简述
DataFrame转化为RDD
(1)反射推断包含特定类型的RDD的模式
条件:已知模式,即列和列的类型
特点:简单\简洁
备注:case class 不能和SparkContext同一作用域,也即定义再main 或者object外
(2)通过一个编程接口来实现
条件:运行前不知道列和列的类型
特点:允许构造一个模式,在RDD上应用,不简洁
people.txt
Michael, 29
Andy, 30
Justin, 19
john,20
Herry,19
package com.dt.spark.main.DataFrameToRDDLearn
import org.apache.log4j.{Level, Logger}
import org.apache.spark.sql.hive.HiveContext
import org.apache.spark.{SparkConf, SparkContext}
/**
* Created by on 16/7/17.
*/
//定义样本类,此时列名和类型已知
case class People(name:String, age:Int)
object DataFrameToRDD_1 {
def main(args: Array[String]) {
val conf = new SparkConf()
conf.setAppName("test")
conf.setMaster("local")
val sc = new SparkContext(conf)
//设置日志级别
Logger.getLogger("org.apache.spark").setLevel(Level.WARN)

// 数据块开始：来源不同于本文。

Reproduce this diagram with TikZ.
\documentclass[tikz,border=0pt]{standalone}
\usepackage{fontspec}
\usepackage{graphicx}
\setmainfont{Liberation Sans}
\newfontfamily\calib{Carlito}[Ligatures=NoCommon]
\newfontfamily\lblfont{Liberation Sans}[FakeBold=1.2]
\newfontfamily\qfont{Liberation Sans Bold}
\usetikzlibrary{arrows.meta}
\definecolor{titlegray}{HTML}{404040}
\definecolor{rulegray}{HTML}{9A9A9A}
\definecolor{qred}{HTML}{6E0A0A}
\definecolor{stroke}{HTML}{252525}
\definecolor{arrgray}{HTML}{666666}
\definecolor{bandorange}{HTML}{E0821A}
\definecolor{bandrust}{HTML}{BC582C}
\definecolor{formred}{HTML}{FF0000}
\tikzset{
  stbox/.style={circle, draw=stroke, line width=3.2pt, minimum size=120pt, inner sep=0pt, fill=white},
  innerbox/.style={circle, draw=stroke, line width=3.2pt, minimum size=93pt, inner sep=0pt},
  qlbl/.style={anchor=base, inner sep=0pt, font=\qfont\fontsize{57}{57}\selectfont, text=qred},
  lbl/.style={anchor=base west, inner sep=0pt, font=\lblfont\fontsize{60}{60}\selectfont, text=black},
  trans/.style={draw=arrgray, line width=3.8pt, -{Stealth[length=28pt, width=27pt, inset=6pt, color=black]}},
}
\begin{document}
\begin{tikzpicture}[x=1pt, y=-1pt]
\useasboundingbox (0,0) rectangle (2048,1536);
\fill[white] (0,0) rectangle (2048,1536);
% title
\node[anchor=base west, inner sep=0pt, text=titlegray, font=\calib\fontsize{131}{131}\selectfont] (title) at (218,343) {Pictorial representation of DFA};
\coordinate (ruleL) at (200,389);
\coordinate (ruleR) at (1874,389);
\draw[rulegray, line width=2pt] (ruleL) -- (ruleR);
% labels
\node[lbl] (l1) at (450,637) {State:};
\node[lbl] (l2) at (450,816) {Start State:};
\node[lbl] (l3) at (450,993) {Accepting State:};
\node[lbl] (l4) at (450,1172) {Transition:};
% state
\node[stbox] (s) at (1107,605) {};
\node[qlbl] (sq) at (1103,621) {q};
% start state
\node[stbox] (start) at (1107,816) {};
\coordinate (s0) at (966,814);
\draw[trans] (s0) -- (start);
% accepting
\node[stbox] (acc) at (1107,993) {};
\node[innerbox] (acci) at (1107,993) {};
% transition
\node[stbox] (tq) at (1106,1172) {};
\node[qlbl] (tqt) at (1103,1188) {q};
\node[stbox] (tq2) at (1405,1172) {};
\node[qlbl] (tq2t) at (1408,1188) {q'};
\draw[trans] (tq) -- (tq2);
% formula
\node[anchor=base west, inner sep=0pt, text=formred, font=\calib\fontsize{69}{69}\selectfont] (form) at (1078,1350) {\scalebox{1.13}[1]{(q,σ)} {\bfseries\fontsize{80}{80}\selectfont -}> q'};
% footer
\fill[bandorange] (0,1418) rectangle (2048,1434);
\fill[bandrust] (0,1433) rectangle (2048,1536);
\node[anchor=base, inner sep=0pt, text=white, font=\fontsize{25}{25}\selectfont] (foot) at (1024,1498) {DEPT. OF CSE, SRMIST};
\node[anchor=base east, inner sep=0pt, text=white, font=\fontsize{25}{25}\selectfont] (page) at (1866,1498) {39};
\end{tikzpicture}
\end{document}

Logger.getLogger("org.apache.spark.sql").setLevel(Level.WARN)
val sqlContext = new HiveContext(sc)
//==========================================
/*
通过反射将DataFrame转化成RDD
*/
val people = sc.textFile("./src/com/dt/spark/main/DataFrameToRDDLearn/srcFile//people.txt")
//添加隐式转化,利用toDF
import sqlContext.implicits._
val peopleDF = people.map(_.split(",")).map(p=>People(p(0),p(1).trim.toInt)).toDF()
peopleDF.show()
// +-------+---+
// | name|age|
// +-------+---+
// |Michael| 29|
// | Andy| 30|
// | Justin| 19|
// | john| 20|
// | Herry| 19|
// +-------+---+
//==========================================
/*
查看DataFrame和RDD间的关系
*/
println(peopleDF.rdd.toDebugString)
// (1) MapPartitionsRDD[6] at rdd at DataFrameToRDD_1.scala:56 []

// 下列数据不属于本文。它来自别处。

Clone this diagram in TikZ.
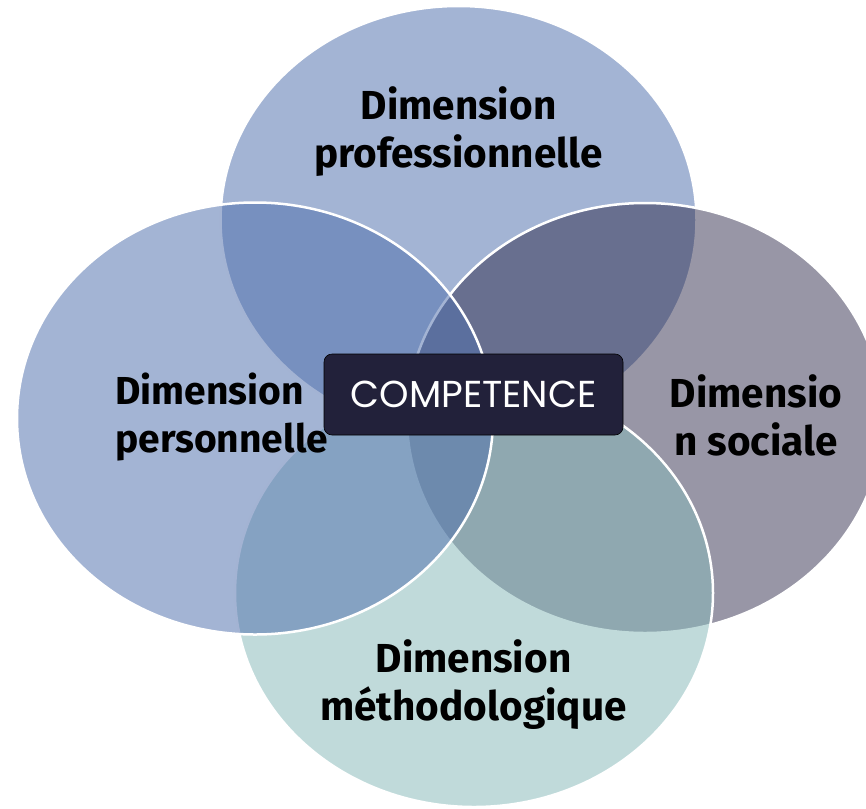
\documentclass[tikz,border=0pt]{standalone}
\usepackage{fontspec}
\setmainfont{Fira Sans}
\newfontfamily\compfont{Poppins}
\definecolor{dimblue}{RGB}{79,111,172}
\definecolor{dimnavy}{RGB}{40,36,69}
\definecolor{dimteal}{RGB}{135,185,185}
\definecolor{boxnavy}{RGB}{34,33,58}
\begin{document}
\begin{tikzpicture}[x=1pt,y=-1pt,line width=2.5pt,
    venn/.style={draw=white,fill=#1,fill opacity=0.52},
    dimtext/.style={font=\fontsize{40.5}{48}\selectfont\bfseries,align=center,anchor=base,inner sep=0pt}]
  \useasboundingbox (0,0) rectangle (866,808);
  \clip (0,0) rectangle (866,808);
  \path[venn=dimblue] (458.5,220) ellipse [x radius=238,y radius=214];
  \path[venn=dimnavy,fill opacity=0.48] (645,418) ellipse [x radius=238,y radius=215];
  \path[venn=dimteal] (474,593) ellipse [x radius=239,y radius=214];
  \path[venn=dimblue] (255,418.5) ellipse [x radius=238,y radius=216];
  \node[dimtext] (prof) at (458.5,167) {Dimension\\professionnelle};
  \node[dimtext,font=\fontsize{39}{48}\selectfont\bfseries,align=left,anchor=base west] (pers) at (114,452) {Dimension\\personnelle};
  \node[dimtext] (soc) at (756,455) {Dimensio\\n sociale};
  \node[dimtext] (meth) at (473.5,720) {Dimension\\méthodologique};
  \node[draw=black,line width=0.6pt,fill=boxnavy,rounded corners=8pt,minimum width=299pt,
    minimum height=81pt,text=white,font=\compfont\fontsize{37.5}{40}\selectfont] (comp) at (473.5,394.5) {COMPETENCE};
\end{tikzpicture}
\end{document}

// | MapPartitionsRDD[4] at rddToDataFrameHolder at DataFrameToRDD_1.scala:39 []
// | MapPartitionsRDD[3] at map at DataFrameToRDD_1.scala:39 []

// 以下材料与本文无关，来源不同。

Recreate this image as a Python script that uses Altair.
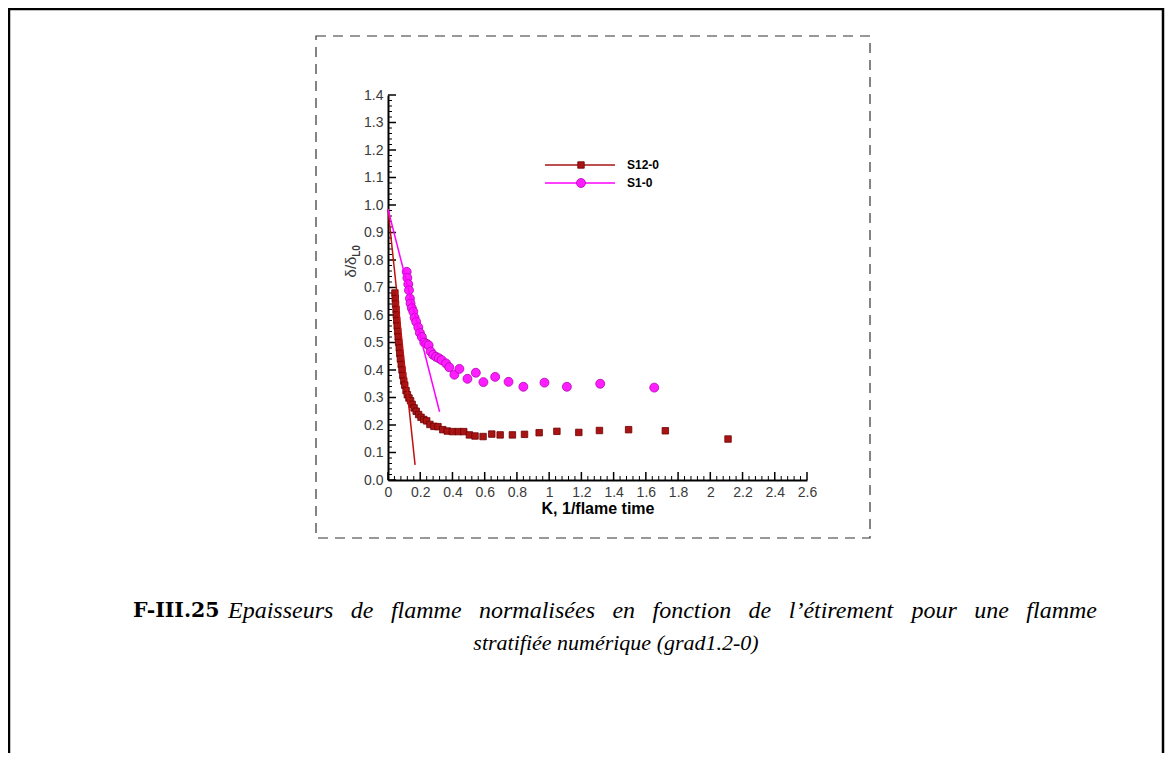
import altair as alt
import pandas as pd
import numpy as np

# ---- data ----
s12_K = [0.043, 0.045, 0.047, 0.05, 0.052, 0.054, 0.057, 0.06, 0.063, 0.066, 0.07, 0.073,
         0.077, 0.082, 0.087, 0.092, 0.098, 0.104, 0.112, 0.12, 0.13, 0.14, 0.15, 0.162,
         0.175, 0.19, 0.205, 0.222, 0.24, 0.26, 0.285, 0.31, 0.34, 0.368, 0.4, 0.437,
         0.47, 0.505, 0.54, 0.59, 0.644, 0.696, 0.772, 0.847, 0.938, 1.048, 1.184, 1.312,
         1.493, 1.721, 2.11]
s12_v = [0.68, 0.66, 0.64, 0.62, 0.60, 0.58, 0.56, 0.54, 0.52, 0.50, 0.48, 0.46,
         0.44, 0.42, 0.40, 0.38, 0.36, 0.345, 0.325, 0.31, 0.298, 0.288, 0.275, 0.262,
         0.25, 0.238, 0.228, 0.22, 0.215, 0.202, 0.195, 0.194, 0.183, 0.178, 0.176, 0.176,
         0.176, 0.164, 0.16, 0.158, 0.167, 0.164, 0.164, 0.166, 0.172, 0.177, 0.173, 0.18,
         0.183, 0.179, 0.149]

s1_K = [0.116, 0.12, 0.126, 0.13, 0.136, 0.14, 0.148, 0.157, 0.165, 0.175, 0.188, 0.198,
        0.21, 0.225, 0.24, 0.252, 0.265, 0.28, 0.298, 0.315, 0.333, 0.36, 0.38, 0.412,
        0.443, 0.493, 0.545, 0.592, 0.665, 0.748, 0.84, 0.971, 1.11, 1.317, 1.652]
s1_v = [0.757, 0.735, 0.712, 0.69, 0.66, 0.642, 0.625, 0.612, 0.59, 0.575, 0.555, 0.535,
        0.52, 0.50, 0.495, 0.49, 0.467, 0.455, 0.448, 0.443, 0.436, 0.424, 0.41, 0.383,
        0.404, 0.368, 0.39, 0.356, 0.375, 0.357, 0.339, 0.354, 0.339, 0.35, 0.336]

tan12_K = [0.0, 0.168]
tan12_v = [0.985, 0.055]
tan1_K = [0.0, 0.32]
tan1_v = [0.985, 0.248]

x_major = [0, 0.2, 0.4, 0.6, 0.8, 1, 1.2, 1.4, 1.6, 1.8, 2, 2.2, 2.4, 2.6]
y_major = [0.0, 0.1, 0.2, 0.3, 0.4, 0.5, 0.6, 0.7, 0.8, 0.9, 1.0, 1.1, 1.2, 1.3, 1.4]
x_minor = [round(v, 2) for v in np.arange(0, 2.6001, 0.04) if abs(round(v / 0.2, 3) % 1) > 1e-6]
y_minor = [round(v, 2) for v in np.arange(0, 1.4001, 0.02) if abs(round(v / 0.1, 3) % 1) > 1e-6]

caption_label = "F-III.25"
caption_line1 = "Epaisseurs de flamme normalisées en fonction de l’étirement pour une flamme"
caption_line2 = "stratifiée numérique (grad1.2-0)"

RED = "#a81414"
RED_EDGE = "#700000"
MAG = "#ff1eff"
MAG_EDGE = "#b400b4"

W, H = 419, 385
XMAX = 2.6
xs = alt.Scale(domain=[0, XMAX], nice=False, zero=False)
ys = alt.Scale(domain=[0, 1.4], nice=False, zero=False)

xaxis = alt.Axis(values=x_major, format="~g", ticks=False, grid=False, domainColor="black",
                 domainWidth=2, labelFont="Liberation Sans", labelFontSize=14,
                 labelColor="#3a3a3a", labelPadding=5, labelFlush=False, labelOverlap=False,
                 labelBound=False,
                 title="K, 1/flame time", titleFont="Liberation Sans", titleFontSize=16,
                 titleFontWeight="bold", titleColor="black", titlePadding=1)
yaxis = alt.Axis(values=y_major, format=".1f", ticks=False, grid=False, domainColor="black",
                 domainWidth=2, labelFont="Liberation Sans", labelFontSize=14,
                 labelColor="#3a3a3a", labelPadding=5, labelFlush=False, labelOverlap=False,
                 labelBound=False, title=None)

XE = alt.X("K:Q", scale=xs, axis=xaxis)
YE = alt.Y("v:Q", scale=ys, axis=yaxis)

df12 = pd.DataFrame({"K": s12_K, "v": s12_v})
df1 = pd.DataFrame({"K": s1_K, "v": s1_v})
dft12 = pd.DataFrame({"K": tan12_K, "v": tan12_v})
dft1 = pd.DataFrame({"K": tan1_K, "v": tan1_v})
one = alt.Data(values=[{"a": 1}])

pts12 = alt.Chart(df12).mark_point(shape="square", filled=True, size=42, fill=RED,
                                   stroke=RED_EDGE, strokeWidth=0.8, opacity=1).encode(x=XE, y=YE)
pts1 = alt.Chart(df1).mark_point(shape="circle", filled=True, size=80, fill=MAG,
                                 stroke=MAG_EDGE, strokeWidth=0.8, opacity=1).encode(x=XE, y=YE)
line12 = alt.Chart(dft12).mark_line(color="#c01010", strokeWidth=1.5).encode(x=XE, y=YE)
line1 = alt.Chart(dft1).mark_line(color="#ff00ff", strokeWidth=1.5).encode(x=XE, y=YE)

# inward ticks
xmaj = alt.Chart(pd.DataFrame({"K": x_major})).mark_rule(color="black", strokeWidth=1.5).encode(
    x=XE, y=alt.value(H), y2=alt.value(H - 8))
xmin = alt.Chart(pd.DataFrame({"K": x_minor})).mark_rule(color="black", strokeWidth=1).encode(
    x=XE, y=alt.value(H), y2=alt.value(H - 4))
ymaj = alt.Chart(pd.DataFrame({"v": y_major})).mark_rule(color="black", strokeWidth=1.5).encode(
    y=YE, x=alt.value(0), x2=alt.value(8))
ymin = alt.Chart(pd.DataFrame({"v": y_minor})).mark_rule(color="black", strokeWidth=1).encode(
    y=YE, x=alt.value(0), x2=alt.value(4))

# y title  δ/δ_L0
ytitle = alt.Chart(one).mark_text(text="δ/δ", angle=270, font="Liberation Sans", fontSize=15,
                                  color="#3a3a3a", align="center", baseline="middle").encode(
    x=alt.value(-37), y=alt.value(172))
ysub = alt.Chart(one).mark_text(text="L0", angle=270, font="Liberation Sans", fontSize=10,
                                fontWeight="bold", color="#3a3a3a", align="center",
                                baseline="middle").encode(
    x=alt.value(-31), y=alt.value(156))

# legend
leg_rule12 = alt.Chart(one).mark_rule(color=RED, strokeWidth=1.5).encode(
    x=alt.value(157), x2=alt.value(227), y=alt.value(70))
leg_rule1 = alt.Chart(one).mark_rule(color="#ff00ff", strokeWidth=1.5).encode(
    x=alt.value(157), x2=alt.value(227), y=alt.value(88))
leg_pt12 = alt.Chart(one).mark_point(shape="square", filled=True, size=42, fill=RED,
                                     stroke=RED_EDGE, strokeWidth=0.8, opacity=1).encode(
    x=alt.value(193), y=alt.value(70))
leg_pt1 = alt.Chart(one).mark_point(shape="circle", filled=True, size=80, fill=MAG,
                                    stroke=MAG_EDGE, strokeWidth=0.8, opacity=1).encode(
    x=alt.value(193), y=alt.value(88))
leg_t12 = alt.Chart(one).mark_text(text="S12-0", font="Liberation Sans", fontSize=12,
                                   fontWeight="bold", align="left", baseline="middle").encode(
    x=alt.value(239), y=alt.value(70))
leg_t1 = alt.Chart(one).mark_text(text="S1-0", font="Liberation Sans", fontSize=12,
                                  fontWeight="bold", align="left", baseline="middle").encode(
    x=alt.value(239), y=alt.value(88))

# dashed frame around figure
frame = alt.Chart(one).mark_rect(fillOpacity=0, stroke="#333333", strokeWidth=1.2,
                                 strokeDash=[10, 7]).encode(
    x=alt.value(-72), x2=alt.value(482), y=alt.value(-59), y2=alt.value(443))

# page border
border = alt.Chart(one).mark_rect(fillOpacity=0, stroke="black", strokeWidth=2.5).encode(
    x=alt.value(-379), x2=alt.value(775), y=alt.value(-86), y2=alt.value(720))

# caption (first line justified word by word, as in the typeset page)
CAP_FS1 = 24
CAP_FS2 = 22
TIMES_I = {"a": 500, "b": 500, "c": 444, "d": 500, "e": 444, "f": 278, "g": 500, "h": 500,
           "i": 278, "j": 278, "k": 444, "l": 278, "m": 722, "n": 500, "o": 500, "p": 500,
           "q": 500, "r": 389, "s": 389, "t": 278, "u": 500, "v": 444, "w": 667, "x": 444,
           "y": 444, "z": 389, "E": 611, "é": 444, "’": 333}
words = caption_line1.split(" ")
wwidth = [sum(TIMES_I.get(ch, 500) for ch in w) * CAP_FS1 / 1000 for w in words]
line_left, line_right = -160, 709
gap = (line_right - line_left - sum(wwidth)) / (len(words) - 1)
word_px = []
xcur = line_left
for w in wwidth:
    word_px.append(xcur)
    xcur += w + gap
# express pixel offsets in the shared x scale's units so no extra axis appears
cap_words = alt.Chart(pd.DataFrame({"w": words, "K": [p * XMAX / W for p in word_px]})).mark_text(
    font="Liberation Serif", fontSize=CAP_FS1, fontStyle="italic", align="left",
    baseline="middle", color="black").encode(text="w:N", x=XE, y=alt.value(516))

cap_b = alt.Chart(one).mark_text(text=caption_label, font="DejaVu Serif", fontSize=20.5,
                                 fontWeight="bold", align="left", baseline="middle",
                                 color="black").encode(x=alt.value(-255), y=alt.value(516))
cap_i2 = alt.Chart(one).mark_text(
    text=caption_line2,
    font="Liberation Serif", fontSize=CAP_FS2, fontStyle="italic", align="center",
    baseline="middle", color="black").encode(x=alt.value(228), y=alt.value(548))

chart = alt.layer(
    border, frame, xmin, xmaj, ymin, ymaj, pts12, pts1, line12, line1,
    ytitle, ysub, leg_rule12, leg_rule1, leg_pt12, leg_pt1, leg_t12, leg_t1,
    cap_b, cap_words, cap_i2,
).properties(
    width=W, height=H,
    background="white",
    autosize=alt.AutoSizeParams(type="none"),
    padding={"left": 380, "top": 87, "right": 1157 - 380 - W, "bottom": 745 - 87 - H},
).configure_view(stroke=None)

chart.save("out.html", embed_options={"renderer": "svg", "actions": False})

// | MapPartitionsRDD[2] at map at DataFrameToRDD_1.scala:39 []
// | MapPartitionsRDD[1] at textFile at DataFrameToRDD_1.scala:34 []
// | ./src/com/dt/spark/main/DataFrameToRDDLearn/srcFile//people.txt HadoopRDD[0] at textFile at DataFrameToRDD_1.scala:34 []
//==========================================
/*
注册临时表,执行SQL查询
*/
peopleDF.registerTempTable("peopletable")
//==========================================
/*
查看当前库的信息
*/
sqlContext.sql("show databases").show()
// +-------+
// | result|
// +-------+
// |default|
// +-------+
//==========================================
/*
查看当前库的全部表名
*/
sqlContext.tableNames().foreach(println(_))
// peopletable
//==========================================
/*
利用sql查询
*/
val teenagers = sqlContext.sql("select name from peopletable where age >= 13 and age <= 19")
teenagers.map(t=>"Name: " + t(0)).collect().foreach(println)
sc.stop()
}
}